You can always try something like this using photoshop. I did this as an experement a couple years ago. You can control the speed of the spin and size and background and many other features.


----------



## xxShadowxx (Oct 8, 2011)

indeed, but need static images sadly, cant use gif :frown:


----------



## sbarton22 (Oct 8, 2011)

xxShadowxx said:


> so.....move the mirrors outward a bit (to the sides)? would maintain the 360 view, but get rid of the tripen look and make into 3 pens, and give slightly more control over perspective while still keeping a single image for simplicity
> 
> if i block bottom edges of mirror with a pedestal, you would see the back of the pedestal, perhaps acceptable if i make a nice finished one




Think of it like a rabbet slot for the mirror.
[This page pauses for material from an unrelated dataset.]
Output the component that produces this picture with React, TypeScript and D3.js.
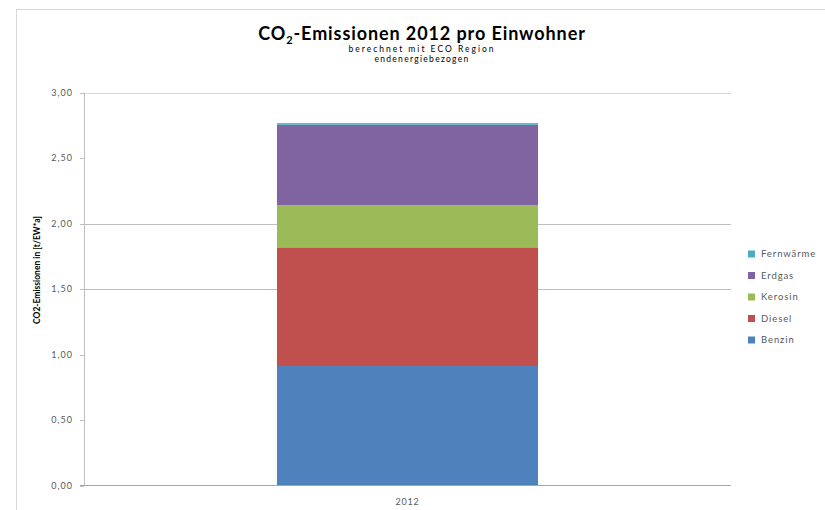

You may actually need a gap or a higher than expected pedestal to create the illusion...depends on the angle of the camera. You would have to experiment, I suppose.

One question, what is fundamentally the difference between taking 3 shots and combining them in photoshop (or whatever)? (I assume you just want one image)


----------



## xxShadowxx (Oct 8, 2011)

3x more work

i was using scanner, pics had better color/detail, but could only see about 70% of the pen, clip would roll the pen to the side, so 2 scans, didnt like, and i dont have fancy acrylic stands :biggrin: besides want something less used / more unique, the pic above with 2 mirrors seems my fav at the moment, though need better lighting and fix up the lower mirror edges


----------



## sbarton22 (Oct 8, 2011)

Cool. I am going to start building photo tent tomorrow, and I completely understand the desire to keep the work of photography low so you can work on other stuff. I really appreciate your approach to try to find something unique.


----------